Âlemdeki tekil tümelliği içselleştirmek

Ötekisizliğe ulaşmanın yöntemi, âlemdeki tekil tümelliği içselleştirmektir. Ötekisizliğe ulaşmak hiç kuşkusuz aklı kullanmak, ikincisi gönlün sesine kulak vermekle mümkündür. Fakat aklı kullanmak ve gönlün sesine kulak vermek, yöntemsel ilkelere dönüşmediği sürece tam olarak anlaşılmamaktadır.
Bu ilkelerin birincisi, varlık âleminde hiçbir şeye kem gözle bakmamaktır. Buna göre her şeyde bir hikmet, ilham ve işaret vardır.

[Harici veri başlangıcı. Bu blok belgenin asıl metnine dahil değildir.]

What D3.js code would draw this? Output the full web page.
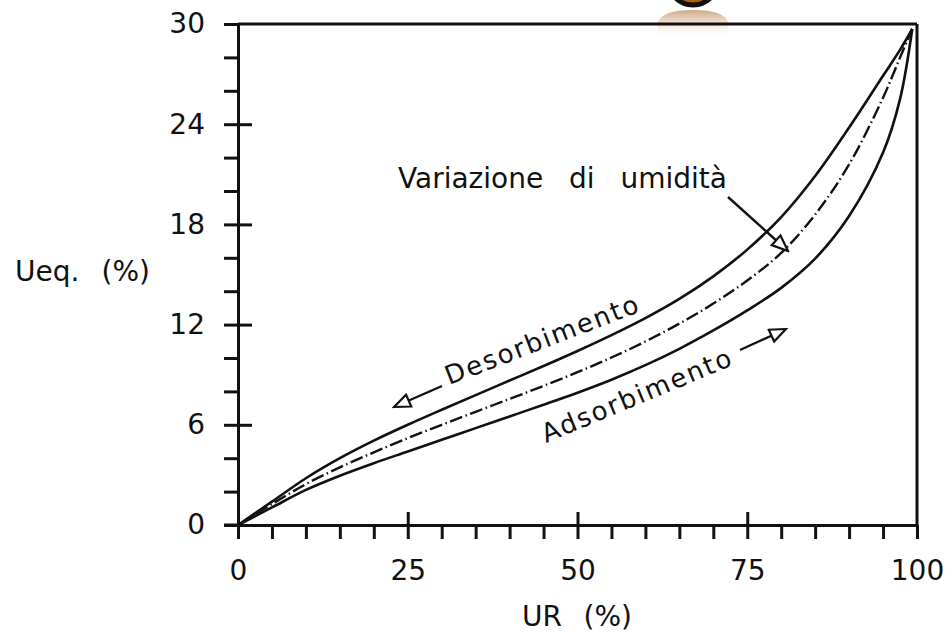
<!DOCTYPE html>
<html>
<head>
<meta charset="utf-8">
<script src="https://cdn.jsdelivr.net/npm/d3@7"></script>
<style>
  html, body { margin: 0; padding: 0; background: #fff; }
  svg text { font-family: "DejaVu Sans", sans-serif; fill: #111; }
</style>
</head>
<body>
<div id="chart"></div>
<script>
// relative humidity (%) sampled along the curves
const rh = [0, 5, 10, 15, 20, 25, 30, 35, 40, 45, 50, 55, 60, 65, 70, 75, 80, 85, 90, 95, 97.5, 99.3];
// equilibrium moisture content (%)
const desorbimento = [0, 1.4, 2.8, 4.0, 5.05, 6.0, 6.9, 7.78, 8.65, 9.52, 10.42, 11.37, 12.39, 13.54, 14.89, 16.49, 18.44, 20.9, 23.8, 26.9, 28.45, 29.7];
const media        = [0, 1.25, 2.45, 3.45, 4.35, 5.2, 6.0, 6.78, 7.55, 8.33, 9.15, 10.03, 10.99, 12.06, 13.26, 14.64, 16.29, 18.59, 21.59, 25.59, 27.99, 29.7];
const adsorbimento = [0, 1.05, 2.1, 2.95, 3.7, 4.4, 5.1, 5.8, 6.5, 7.2, 7.92, 8.7, 9.57, 10.55, 11.65, 12.85, 14.2, 15.95, 18.5, 22.3, 25.5, 29.7];

const xMajor = [0, 25, 50, 75, 100];
const xMinor = [5, 10, 15, 20, 30, 35, 40, 45, 55, 60, 65, 70, 80, 85, 90, 95];
const yMajor = [0, 6, 12, 18, 24, 30];
const yMinor = [2, 4, 8, 10, 14, 16, 20, 22, 26, 28];

const width = 950, height = 635;
const svg = d3.select("#chart").append("svg")
    .attr("width", width)
    .attr("height", height);

const x = d3.scaleLinear().domain([0, 100]).range([238, 917]);
const y = d3.scaleLinear().domain([0, 30]).range([525, 24]);

// arrow head marker (open triangle)
const defs = svg.append("defs");
defs.append("marker")
    .attr("id", "head")
    .attr("markerUnits", "userSpaceOnUse")
    .attr("viewBox", "-18 -8 20 16")
    .attr("markerWidth", 20).attr("markerHeight", 16)
    .attr("refX", 0).attr("refY", 0)
    .attr("orient", "auto")
  .append("path")
    .attr("d", "M0,0 L-16,-6.5 L-16,6.5 Z")
    .attr("fill", "#fff")
    .attr("stroke", "#111")
    .attr("stroke-width", 2.2);

// photo artefact at the top
const grad = defs.append("linearGradient")
    .attr("id", "glow").attr("x1", 0).attr("x2", 0).attr("y1", 0).attr("y2", 1);
grad.append("stop").attr("offset", "0%").attr("stop-color", "#b98a62").attr("stop-opacity", 0.75);
grad.append("stop").attr("offset", "55%").attr("stop-color", "#e9c7a8").attr("stop-opacity", 0.45);
grad.append("stop").attr("offset", "100%").attr("stop-color", "#fff").attr("stop-opacity", 0);
svg.append("path")
    .attr("d", "M658,37 L658,22 Q662,10 693,10 Q724,10 728,22 L728,37 Z")
    .attr("fill", "url(#glow)");

// frame
const frame = svg.append("g").attr("stroke", "#111").attr("stroke-width", 3).attr("fill", "none");
frame.append("line").attr("x1", x(0)).attr("x2", x(100)).attr("y1", y(30)).attr("y2", y(30));
frame.append("line").attr("x1", x(100)).attr("x2", x(100)).attr("y1", y(30)).attr("y2", y(0));

svg.append("circle")
    .attr("cx", 693).attr("cy", -20).attr("r", 25)
    .attr("fill", "#b4600c")
    .attr("stroke", "#111").attr("stroke-width", 5);

// axes
function styleAxis(g) {
    g.select(".domain").attr("stroke", "#111").attr("stroke-width", 3);
    g.selectAll(".tick line").attr("stroke", "#111").attr("stroke-width", 3);
    g.selectAll(".tick text").style("font-size", "28px").attr("fill", "#111");
}

svg.append("g")
    .attr("transform", `translate(0,${y(0)})`)
    .call(d3.axisBottom(x).tickValues(xMinor).tickSize(14).tickFormat("").tickSizeOuter(0))
    .call(styleAxis);
const xAx = svg.append("g")
    .attr("transform", `translate(0,${y(0)})`)
    .call(d3.axisBottom(x).tickValues(xMajor).tickSize(14).tickPadding(21).tickSizeOuter(0))
    .call(styleAxis);
xAx.select(".domain").remove();
xAx.selectAll(".tick line").attr("y1", d => d === 100 ? 0 : -13);
svg.append("line")
    .attr("x1", 224).attr("x2", x(0))
    .attr("y1", y(0)).attr("y2", y(0))
    .attr("stroke", "#111").attr("stroke-width", 3);

svg.append("g")
    .attr("transform", `translate(${x(0)},0)`)
    .call(d3.axisLeft(y).tickValues(yMinor).tickSize(14).tickFormat("").tickSizeOuter(0))
    .call(styleAxis);
const yAx = svg.append("g")
    .attr("transform", `translate(${x(0)},0)`)
    .call(d3.axisLeft(y).tickValues(yMajor).tickSize(14).tickPadding(19).tickSizeOuter(0))
    .call(styleAxis);
yAx.select(".domain").remove();
yAx.selectAll(".tick line").attr("x1", d => (d === 30 || d === 0) ? 0 : 14);

// curves
const line = d3.line()
    .x((d, i) => x(rh[i]))
    .y(d => y(d))
    .curve(d3.curveCatmullRom.alpha(0.5));

const curves = svg.append("g").attr("fill", "none").attr("stroke", "#111");
curves.append("path").attr("d", line(desorbimento)).attr("stroke-width", 2.6);
curves.append("path").attr("d", line(adsorbimento)).attr("stroke-width", 2.6);
curves.append("path").attr("d", line(media)).attr("stroke-width", 2.4)
    .attr("stroke-dasharray", "13,3.5,1.5,3.5");

// labels: wide gaps between words, as in the drawing
function label(txt, xPos, yPos, target, size) {
    const t = svg.append("text")
        .attr("x", xPos).attr("y", yPos)
        .style("font-size", size + "px")
        .text(txt);
    const spaces = txt.split(" ").length - 1;
    const extra = target - t.node().getComputedTextLength();
    if (spaces > 0) t.style("word-spacing", (extra / spaces) + "px");
    return t;
}
label("Ueq. (%)", 15, 281, 135, 28);
label("UR (%)", 522, 626, 110, 28);
label("Variazione di umidità", 398, 188, 329, 28);

svg.append("text")
    .attr("transform", "translate(449,385) rotate(-21)")
    .attr("textLength", 205).attr("lengthAdjust", "spacing")
    .style("font-size", "26px")
    .text("Desorbimento");

svg.append("text")
    .attr("transform", "translate(546,443) rotate(-22.6)")
    .attr("textLength", 203).attr("lengthAdjust", "spacing")
    .style("font-size", "26px")
    .text("Adsorbimento");

// arrows
const arrows = [
    [[442, 386], [394, 407]],
    [[740, 350], [786, 329]],
    [[728, 197], [788, 251]]
];
svg.append("g").selectAll("line")
    .data(arrows)
    .join("line")
    .attr("x1", d => d[0][0]).attr("y1", d => d[0][1])
    .attr("x2", d => d[1][0]).attr("y2", d => d[1][1])
    .attr("stroke", "#111").attr("stroke-width", 2.4)
    .attr("marker-end", "url(#head)");
</script>
</body>
</html>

Cenab-ı Hak bizim gibi konuşmaz, mahlûkatının halleriyle konuşur. Nitekim ayet-i kerimede her şeyin Hakk'ı zikrettiği belirtilir. Öyleyse bütün varlığın devinimindeki lisana vakıf olmak gerekir. Fakat bunu bilmek için de işte o vahdet şuuruna ermek icap eder. Her kımıltının Rabbin bir kelimesi olduğunu, açığa çıkmış olan her bir varlığın, bir kedinin, bir köpeğin, bir ağacın, bir insanın, göklerin, yerlerin hepsinin Allah'ın kelimeleri olduğunun farkına ermek lazım. Ama bu, sadece nazar ve istidlal yöntemlerini kullanan bilimlerle yeteri kadar elde edilemez. İstidlalî bilgiler, en fazla ilme'lyakîn verir. Hakke'l-yakîn için müşahede gerekir.

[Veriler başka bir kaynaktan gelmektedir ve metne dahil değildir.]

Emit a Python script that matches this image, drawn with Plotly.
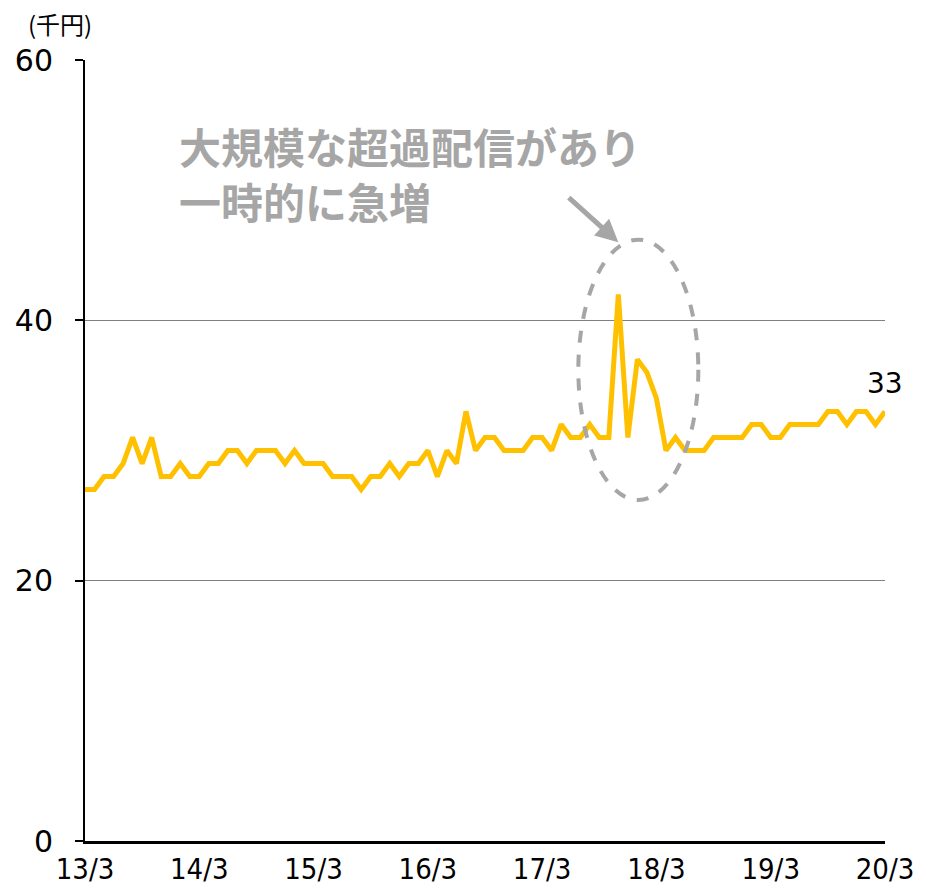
import plotly.graph_objects as go

# Monthly values (thousand yen), March 2013 through March 2020
values = [27, 27, 28, 28, 29, 31, 29, 31, 28, 28, 29, 28, 28, 29, 29, 30, 30, 29, 30, 30,
          30, 29, 30, 29, 29, 29, 28, 28, 28, 27, 28, 28, 29, 28, 29, 29, 30, 28, 30, 29,
          33, 30, 31, 31, 30, 30, 30, 31, 31, 30, 32, 31, 31, 32, 31, 31, 42, 31, 37, 36,
          34, 30, 31, 30, 30, 30, 31, 31, 31, 31, 32, 32, 31, 31, 32, 32, 32, 32, 33, 33,
          32, 33, 33, 32, 33]
months = list(range(len(values)))
tick_positions = [0, 12, 24, 36, 48, 60, 72, 84]
tick_labels = ["13/3", "14/3", "15/3", "16/3", "17/3", "18/3", "19/3", "20/3"]
y_ticks = [0, 20, 40, 60]

note_text = "大規模な超過配信があり<br>一時的に急増"
GRAY = "#A6A6A6"
LINE = "#FFC000"

fig = go.Figure()
fig.add_trace(go.Scatter(
    x=months, y=values, mode="lines",
    line=dict(color=LINE, width=5),
    cliponaxis=False, hoverinfo="skip", showlegend=False,
))

# value label on the last point
fig.add_annotation(
    x=months[-1], y=values[-1], text=str(values[-1]),
    showarrow=False, yshift=28, xanchor="center", yanchor="middle",
    font=dict(family="DejaVu Sans", size=28, color="black"),
)

# spike highlight: dashed ellipse
fig.add_shape(
    type="circle", xref="x", yref="y",
    x0=51.8, x1=64.4, y0=26.2, y1=46.2,
    line=dict(color=GRAY, width=4, dash="dash"),
)

# arrow pointing at the ellipse
fig.add_annotation(
    x=56.0, y=46.0, ax=-51, ay=-46, text="",
    showarrow=True, arrowhead=2, arrowsize=0.9, arrowwidth=5, arrowcolor=GRAY,
)

# explanatory note
fig.add_annotation(
    xref="paper", yref="paper",
    x=(177 - 85) / 800, y=(841 - 113) / 781,
    xanchor="left", yanchor="top", align="left",
    text="<b>" + note_text + "</b>", showarrow=False,
    font=dict(family="Noto Sans CJK JP", size=42, color=GRAY),
)

# unit label
fig.add_annotation(
    xref="paper", yref="paper", x=(26 - 85) / 800, y=(841 - 4) / 781,
    xanchor="left", yanchor="top", text="(千円)", showarrow=False,
    font=dict(family="Noto Sans CJK JP", size=24, color="black"),
)

fig.update_layout(
    width=925, height=885,
    margin=dict(l=85, r=40, t=60, b=44),
    plot_bgcolor="white", paper_bgcolor="white",
    xaxis=dict(
        range=[0, 84], tickmode="array", tickvals=tick_positions, ticktext=tick_labels,
        showgrid=False, zeroline=False, showline=True, linecolor="black", linewidth=3,
        ticks="", automargin=False,
        tickfont=dict(family="Liberation Sans Narrow, DejaVu Sans Condensed", size=29, color="black"),
    ),
    yaxis=dict(
        range=[0, 60], tickmode="array", tickvals=y_ticks,
        showgrid=True, gridcolor="#808080", gridwidth=1, zeroline=False,
        showline=True, linecolor="black", linewidth=2, automargin=False,
        ticks="outside", ticklen=8, tickcolor="black", tickwidth=2, ticklabelstandoff=16,
        tickfont=dict(family="DejaVu Sans", size=30, color="black"),
    ),
)

fig.write_html("out.html")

Müşâhedeyi veren yöntemin aslında hususi bir mahalli yoktur. Her yerde olabilir. Fakat bunun için bir cazibe merkezi olmalıdır. Kişi tek başına gerçekleştiremez. Kişi yalnızken nefs galiptir. Nitekim Cenab-ı Hak "siz nefsle baş edemezsiniz, bana iltica edin" (ayet) buyurur. "Bana iltica edin"
demek, Hak'la hak olmuş bir aydınlatıcıya ve yol göstericiye ihtiyacımız olduğunu ifade etmektedir. İnsan ayetin ifadesiyle başıboş bırakılmış değildir.
Burada en can alıcı soru, Hz. Peygamber'in (sav) yeterince aydınlatıcı olup olmadığıdır. Malum olduğu üzere peygamberlik müessesesi Peygamber Efendimizle bitmiştir. Fakat biten peygamberliktir (nübüvvet), onun velayeti devam etmektedir. Her velide açığa çıkan velayet, yine Efendimizin
velayet ve marifetinin bir yansımasıdır. Kuşkusuz müminler umumen velayet içindedir. Fakat bu velayet, bilkuvvedir. Onun kuvveden fiile geçmesi, mutlaka bir uyarıcıya ihtiyaç duyar. İslam ilimler geleneği uyarıcı işlev görebilir. Yani İslam naslarla İslam'ın şeriatını uygulayabilir. Fakat insanın velayetle ulaşılan kemalatı, Şeriatın tabiri caizse satır aralarındaki manasını idrak etmeyi gerektirir. İşte bu herkese verilmiş bir özellik değildir. Cenab-ı Hak diğer kullarına hizmet etsin diye bazı kullarına vermiştir.

Allah'ın âlemdeki düzeni böyledir çünkü akıl, mutlaka içsel bir yolculuk ve arınmakla akl-ı külle erişilebilir. Aksi halde gündelik hayatın gereklerini yerine getirmekle velayeti kuvveden fiile çıkaracak bir arınma yolculuğu gerçekleşmez. Sûfîler ve velayet sahibi insanlar bu yolculuğa seyr ü sülûk adını vermiştir. Seyr ü sülûk, bir yardımcının nezaretinde elest bezmine dönme sürecidir. Ötekisizlik olarak adlandırdığımız vahdeti kavramak da ancak kişinin elest bezmine vararak Varlık'ın hem tekil hem tümel olduğunu, zuhura gelen her şeyin okyanustaki dalgalar veya dalgaların üzerindeki
kabarcıklar gibi o tümel varlığın tomurcukları olduğunu idrak etmesidir.